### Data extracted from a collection
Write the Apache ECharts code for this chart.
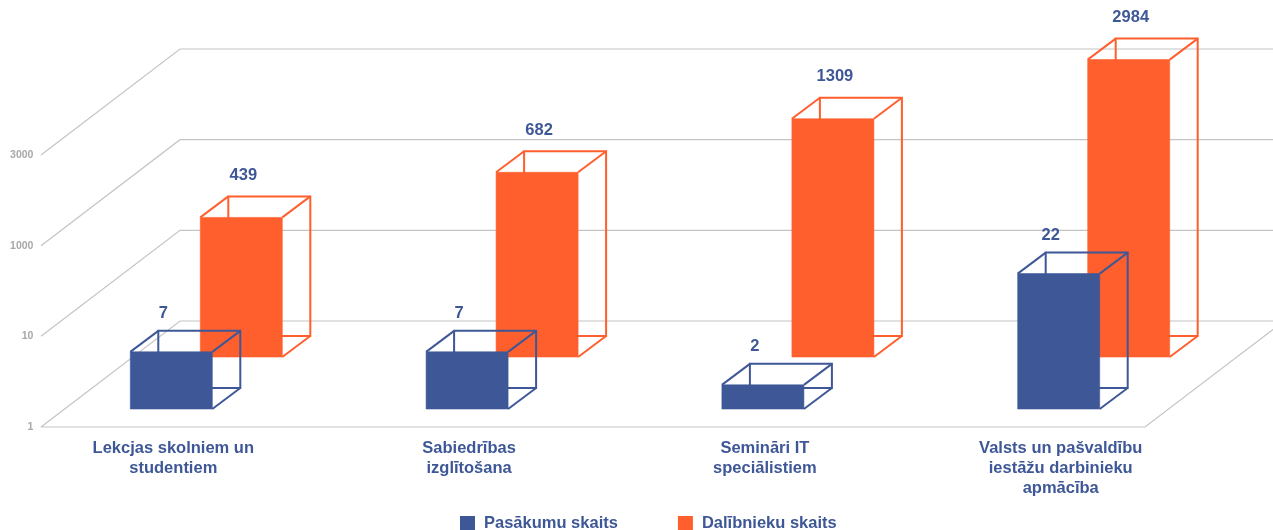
<!DOCTYPE html>
<html lang="lv">
<head>
<meta charset="utf-8">
<title>Pasākumu un dalībnieku skaits</title>
<style>
  html, body { margin: 0; padding: 0; background: #fff; }
  #chart { width: 1273px; height: 530px; }
</style>
</head>
<body>
<div id="chart"></div>
<script src="https://cdn.jsdelivr.net/npm/echarts@6/dist/echarts.min.js"></script>
<script>
// Training activity: number of events and participants per programme.
const categories = [
  'Lekcjas skolniem un\nstudentiem',
  'Sabiedrības\nizglītošana',
  'Semināri IT\nspeciālistiem',
  'Valsts un pašvaldību\niestāžu darbinieku\napmācība'
];
const eventCounts = [7, 7, 2, 22];
const participantCounts = [439, 682, 1309, 2984];
const axisTicks = ['1', '10', '1000', '3000'];

const BLUE = '#3e5797';
const ORANGE = '#ff5f2d';
const GRID_GREY = '#c4c4c4';
const FONT = '"Liberation Sans", Arial, sans-serif';

// Oblique projection of the room and of each box.
const ROOM_DEPTH = [139, -106];
const BOX_DEPTH = [28, -21];
const BOX_WIDTH = 82;
const WALL_LEFT = 41;
const FLOOR_RIGHT = 1145;
const WALL_RIGHT = 1284;

// Each series has its own compressed scale, read on a hidden linear axis.
const eventScale = v => Math.pow(v, 0.8);
const participantScale = v => Math.log10(v - 200);

function boxRenderer(scale, base, slotOffset, color, labelOffset) {
  return function (params, api) {
    const i = api.value(0);
    const value = api.value(1);
    const cx = api.coord([i, base])[0];
    const left = cx + slotOffset;
    const bottom = api.coord([i, base])[1];
    const top = api.coord([i, scale(value)])[1];
    const right = left + BOX_WIDTH;
    const [dx, dy] = BOX_DEPTH;
    const wire = { stroke: color, lineWidth: 2, fill: null };
    const edge = (x1, y1, x2, y2) => ({
      type: 'line', shape: { x1, y1, x2, y2 }, style: wire
    });
    return {
      type: 'group',
      children: [
        {
          type: 'rect',
          shape: { x: left + dx, y: top + dy, width: BOX_WIDTH, height: bottom - top },
          style: wire
        },
        edge(left, top, left + dx, top + dy),
        edge(right, top, right + dx, top + dy),
        edge(right, bottom, right + dx, bottom + dy),
        {
          type: 'rect',
          shape: { x: left, y: top, width: BOX_WIDTH, height: bottom - top },
          style: { fill: color, stroke: color, lineWidth: 0.6 }
        },
        {
          type: 'text',
          style: {
            x: left + BOX_WIDTH / 2 + labelOffset[0],
            y: top + labelOffset[1],
            text: String(value),
            fill: BLUE,
            font: 'bold 16.5px ' + FONT,
            align: 'center',
            verticalAlign: 'middle'
          }
        }
      ]
    };
  };
}

// Floor and left wall / back wall rulings, one per axis tick.
function roomRenderer(params, api) {
  const y = api.coord([0, api.value(1)])[1];
  const [dx, dy] = ROOM_DEPTH;
  const style = { stroke: GRID_GREY, lineWidth: 1.2, fill: null };
  const children = [{
    type: 'polyline',
    shape: { points: [[WALL_LEFT, y], [WALL_LEFT + dx, y + dy], [WALL_RIGHT, y + dy]] },
    style
  }];
  if (api.value(1) === 0) {
    children.push({
      type: 'polyline',
      shape: { points: [[WALL_LEFT, y], [FLOOR_RIGHT, y], [FLOOR_RIGHT + dx, y + dy]] },
      style
    });
  }
  return { type: 'group', children };
}

const chart = echarts.init(document.getElementById('chart'));
chart.setOption({
  animation: false,
  backgroundColor: '#ffffff',
  textStyle: { fontFamily: FONT },
  grid: { left: 25.4, width: 1183.2, top: 155, height: 272 },
  legend: {
    left: 460,
    top: 515,
    padding: 0,
    icon: 'rect',
    itemWidth: 15,
    itemHeight: 15,
    itemGap: 60,
    data: ['Pasākumu skaits', 'Dalībnieku skaits'],
    textStyle: { color: BLUE, fontFamily: FONT, fontWeight: 'bold', fontSize: 16.5, padding: [0, 0, 0, 4] }
  },
  xAxis: {
    type: 'category',
    data: categories,
    axisLine: { show: false },
    axisTick: { show: false },
    axisLabel: {
      interval: 0,
      margin: 11,
      color: BLUE,
      fontFamily: FONT,
      fontWeight: 'bold',
      fontSize: 16.5,
      lineHeight: 20,
      align: 'center'
    }
  },
  yAxis: [
    {
      type: 'category',
      boundaryGap: false,
      data: axisTicks,
      axisLine: { show: false },
      axisTick: { show: false },
      splitLine: { show: false },
      axisLabel: {
        interval: 0,
        margin: -8,
        color: '#a8a8a8',
        fontFamily: FONT,
        fontWeight: 'bold',
        fontSize: 10.5
      }
    },
    { type: 'value', show: false, min: -2.09, max: 22.64 },
    { type: 'value', show: false, min: 0.962, max: 2.8 }
  ],
  series: [
    {
      name: 'room',
      type: 'custom',
      z: 1,
      silent: true,
      xAxisIndex: 0,
      yAxisIndex: 0,
      renderItem: roomRenderer,
      encode: { x: 0, y: 1 },
      data: axisTicks.map((t, i) => [0, i])
    },
    {
      name: 'Dalībnieku skaits',
      type: 'custom',
      z: 2,
      xAxisIndex: 0,
      yAxisIndex: 2,
      itemStyle: { color: ORANGE },
      renderItem: boxRenderer(participantScale, 1.435, 27, ORANGE, [2, -42]),
      encode: { x: 0, y: 1 },
      data: participantCounts.map((v, i) => [i, v])
    },
    {
      name: 'Pasākumu skaits',
      type: 'custom',
      z: 3,
      xAxisIndex: 0,
      yAxisIndex: 1,
      itemStyle: { color: BLUE },
      renderItem: boxRenderer(eventScale, -0.4545, -43, BLUE, [-8, -38]),
      encode: { x: 0, y: 1 },
      data: eventCounts.map((v, i) => [i, v])
    }
  ]
});
</script>
</body>
</html>
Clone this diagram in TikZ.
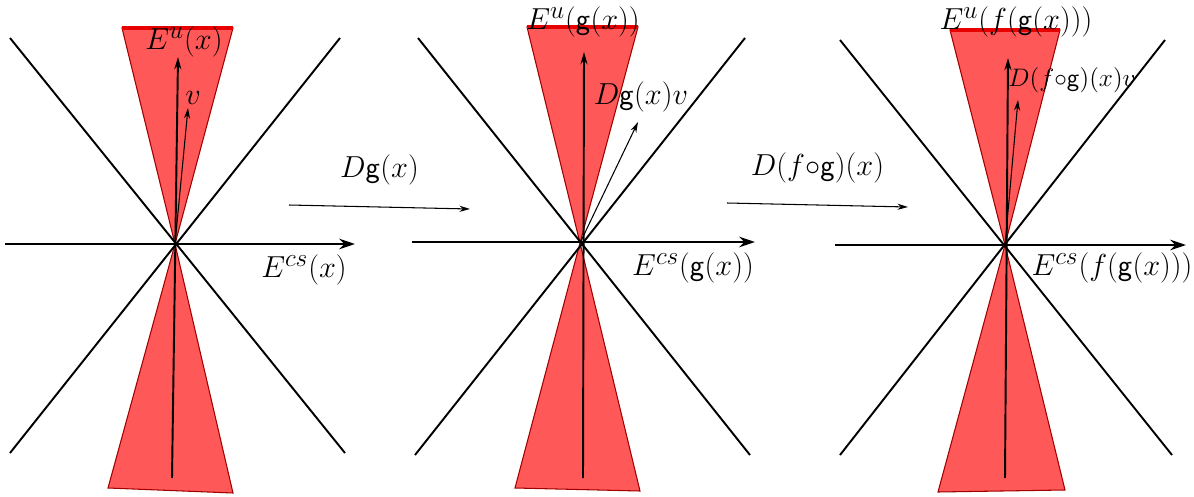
\documentclass[tikz,border=0pt]{standalone}
\usepackage{amsmath}
\usepackage{xcolor}
\usepackage{tikz}
\usetikzlibrary{arrows.meta, positioning, calc}
\DeclareMathSizes{17}{17}{14}{10}
\DeclareMathSizes{14}{14}{10}{8}

\definecolor{conered}{RGB}{255,88,88}
\definecolor{edgered}{RGB}{230,0,0}

\begin{document}
\begin{tikzpicture}[
    x=0.02cm, y=-0.02cm,
    axis/.style={-{Stealth[length=9pt, width=6pt]}, line width=1.4pt},
    diag/.style={line width=1.1pt},
    cone/.style={fill=conered, draw=edgered!70!black, line width=0.6pt},
    rim/.style={edgered, line width=2pt},
    vec/.style={-{Stealth[length=7pt, width=4pt]}, line width=1.1pt},
    thin vec/.style={-{Stealth[length=6pt, width=3.5pt]}, line width=0.6pt},
    lbl/.style={inner sep=0pt, font=\fontsize{17}{20}\selectfont},
    small lbl/.style={inner sep=0pt, font=\fontsize{14}{16}\selectfont}
  ]
    \useasboundingbox (0,0) rectangle (1194,497);

    % Panel 1: the point x
    \coordinate (o1) at (175,244);
    \fill[cone] (o1) -- (122,28) -- (233,28) -- cycle;
    \fill[cone] (o1) -- (108,488) -- (233,493) -- cycle;
    \coordinate (r1a) at (122,28);
    \coordinate (r1b) at (233,28);
    \draw[rim] (r1a) -- (r1b);
    \coordinate (d1a) at (10,38);
    \coordinate (d1b) at (345,453);
    \coordinate (d1c) at (340,38);
    \coordinate (d1d) at (10,453);
    \draw[diag] (d1a) -- (d1b);
    \draw[diag] (d1c) -- (d1d);
    \coordinate (h1w) at (5,244);
    \coordinate (h1e) at (355,244);
    \draw[axis] (h1w) -- (h1e);
    \coordinate (u1s) at (172,478);
    \coordinate (u1t) at (178,57);
    \draw[vec] (u1s) -- (u1t);
    \coordinate (v1t) at (188,108);
    \draw[thin vec] (o1) -- (v1t);
    \node[lbl] (eu1) at (184,42) {$E^{u}(x)$};
    \node[lbl] (v1) at (193,98) {$v$};
    \node[lbl] (ecs1) at (304,270) {$E^{cs}(x)$};

    % Map Dg(x)
    \coordinate (m1a) at (289,205);
    \coordinate (m1b) at (470,209);
    \draw[thin vec] (m1a) -- node[lbl, above=12pt] (dg) {$D\mathsf{g}(x)$} (m1b);

    % Panel 2: the point g(x)
    \coordinate (o2) at (580,243);
    \fill[cone] (o2) -- (527,27) -- (638,27) -- cycle;
    \fill[cone] (o2) -- (515,488) -- (640,491) -- cycle;
    \coordinate (r2a) at (527,27);
    \coordinate (r2b) at (638,27);
    \draw[rim] (r2a) -- (r2b);
    \coordinate (d2a) at (418,38);
    \coordinate (d2b) at (750,455);
    \coordinate (d2c) at (745,38);
    \coordinate (d2d) at (415,455);
    \draw[diag] (d2a) -- (d2b);
    \draw[diag] (d2c) -- (d2d);
    \coordinate (h2w) at (412,242);
    \coordinate (h2e) at (755,242);
    \draw[axis] (h2w) -- (h2e);
    \coordinate (u2s) at (583,478);
    \coordinate (u2t) at (584,52);
    \draw[vec] (u2s) -- (u2t);
    \coordinate (v2t) at (638,122);
    \draw[thin vec] (o2) -- (v2t);
    \node[lbl] (eu2) at (583,22) {$E^{u}(\mathsf{g}(x))$};
    \node[lbl] (v2) at (641,97) {$D\mathsf{g}(x)v$};
    \node[lbl] (ecs2) at (693,268) {$E^{cs}(\mathsf{g}(x))$};

    % Map D(f o g)(x)
    \coordinate (m2a) at (727,203);
    \coordinate (m2b) at (908,207);
    \draw[thin vec] (m2a) -- node[lbl, above=12pt] (dfg) {$D(f{\circ}\mathsf{g})(x)$} (m2b);

    % Panel 3: the point f(g(x))
    \coordinate (o3) at (1005,245);
    \fill[cone] (o3) -- (950,30) -- (1060,30) -- cycle;
    \fill[cone] (o3) -- (938,492) -- (1065,490) -- cycle;
    \coordinate (r3a) at (950,30);
    \coordinate (r3b) at (1060,30);
    \draw[rim] (r3a) -- (r3b);
    \coordinate (d3a) at (840,40);
    \coordinate (d3b) at (1172,455);
    \coordinate (d3c) at (1165,40);
    \coordinate (d3d) at (840,455);
    \draw[diag] (d3a) -- (d3b);
    \draw[diag] (d3c) -- (d3d);
    \coordinate (h3w) at (835,245);
    \coordinate (h3e) at (1186,245);
    \draw[axis] (h3w) -- (h3e);
    \coordinate (u3s) at (1005,478);
    \coordinate (u3t) at (1008,58);
    \draw[vec] (u3s) -- (u3t);
    \coordinate (v3t) at (1018,100);
    \draw[thin vec] (o3) -- (v3t);
    \node[lbl] (eu3) at (1016,22) {$E^{u}(f(\mathsf{g}(x)))$};
    \node[small lbl] (v3) at (1072,80) {$D(f{\circ}\mathsf{g})(x)v$};
    \node[lbl] (ecs3) at (1112,268) {$E^{cs}(f(\mathsf{g}(x)))$};
  \end{tikzpicture}
\end{document}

### JOB
Leave out the pictures and restate, word for word, the lines from the top of the data through the line containing "const axisTicks = ['1', '10', '1000', '3000'];", both included.

### WRITTEN SOLUTION
Write the Apache ECharts code for this chart.
<!DOCTYPE html>
<html lang="lv">
<head>
<meta charset="utf-8">
<title>Pasākumu un dalībnieku skaits</title>
<style>
  html, body { margin: 0; padding: 0; background: #fff; }
  #chart { width: 1273px; height: 530px; }
</style>
</head>
<body>
<div id="chart"></div>
<script src="https://cdn.jsdelivr.net/npm/echarts@6/dist/echarts.min.js"></script>
<script>
// Training activity: number of events and participants per programme.
const categories = [
  'Lekcjas skolniem un\nstudentiem',
  'Sabiedrības\nizglītošana',
  'Semināri IT\nspeciālistiem',
  'Valsts un pašvaldību\niestāžu darbinieku\napmācība'
];
const eventCounts = [7, 7, 2, 22];
const participantCounts = [439, 682, 1309, 2984];
const axisTicks = ['1', '10', '1000', '3000'];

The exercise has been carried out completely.